Vor einem Sondergericht in Reykjavik verlangte Haarde die Einstellung des Verfahrens wegen Mitverantwortung für den heimischen Bankenkollaps von 2008. Die Anklage sei "schlecht begründet", argumentierte Haardes Verteidiger.
Zum Auftakt der Hauptverhandlung sagte der Verteidiger des 60-jährigen Konservativen zudem, die Anklage enthalte keine Hinweise, was Haarde als Ministerpräsident hätte tun können, um drohende Gefahren für Island durch die Finanzkrise abzuwenden.
Die Inselrepublik im Nordatlantik mit 320'000 Einwohnern wurde durch den Zusammenbruch der drei grössten Banken in eine schwere Wirtschafts- und Währungskrise gestürzt.

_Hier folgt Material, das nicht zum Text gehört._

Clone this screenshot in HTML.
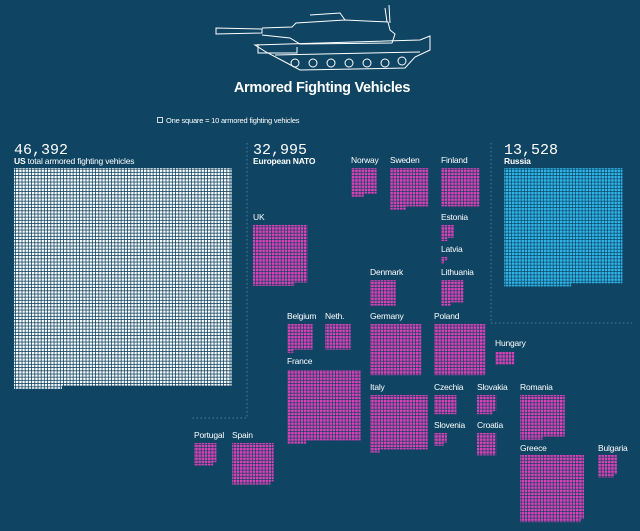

Das Parlament setzte danach zum ersten Mal in der isländischen Geschichte ein Sondergericht gegen einen Regierungschef oder Ex-Regierungschef wegen grober Verletzungen von Amtspflichten ein.
"Alarmzeichen missachtet"
Nach Überzeugung der Staatsanwältin Sigrídur Fridjónsdóttir hatte Haarde 2008 alle Warnungen und Alarmzeichen wegen bevorstehender Überschuldung der Banken aus dem Wind geschlagen.
Blick auf Reykjavík: Die Bankenkrise hatte Island an den Rand des Staatsbankrotts gebracht. /


Sie sagte vor dem im Reykjaviker Kulturhaus tagenden Sondergericht: "Haarde hat sich als Ministerpräsident nicht der Ratschläge bedient, die ihm zur Verfügung standen."
Haarde, der kurz nach Ausbruch der Finanzkrise zurücktrat, hatte vor der Eröffnung der Hauptverhandlung mehrfach erklärt, dass er sich politisch verfolgt fühle. Ihm drohen bei einer Verurteilung bis zu zwei Jahren Haft. Islands Oberstes Gericht muss über den Antrag von Haardes Verteidiger Andri Árnason auf Verfahrenseinstellung entscheiden und will das in etwa drei Wochen tun.
Jahrhundert altes Gericht
Das Parlament hatte im vergangenen Jahr beschlossen, Haarde als einziges Kabinettsmitglied vor das Hohe Gericht zu stellen. Das Landsdomur war vor mehr als einem Jahrhundert geschaffen worden.
Die Anrufung des Gerichts war unter den Abgeordneten umstritten, da das so genannte Landsdomur seit seiner Einrichtung noch nicht ein einziges Mal zusammenkommen musste und seine Rechtsgrundlage womöglich nicht mehr heutigen Standards entspricht.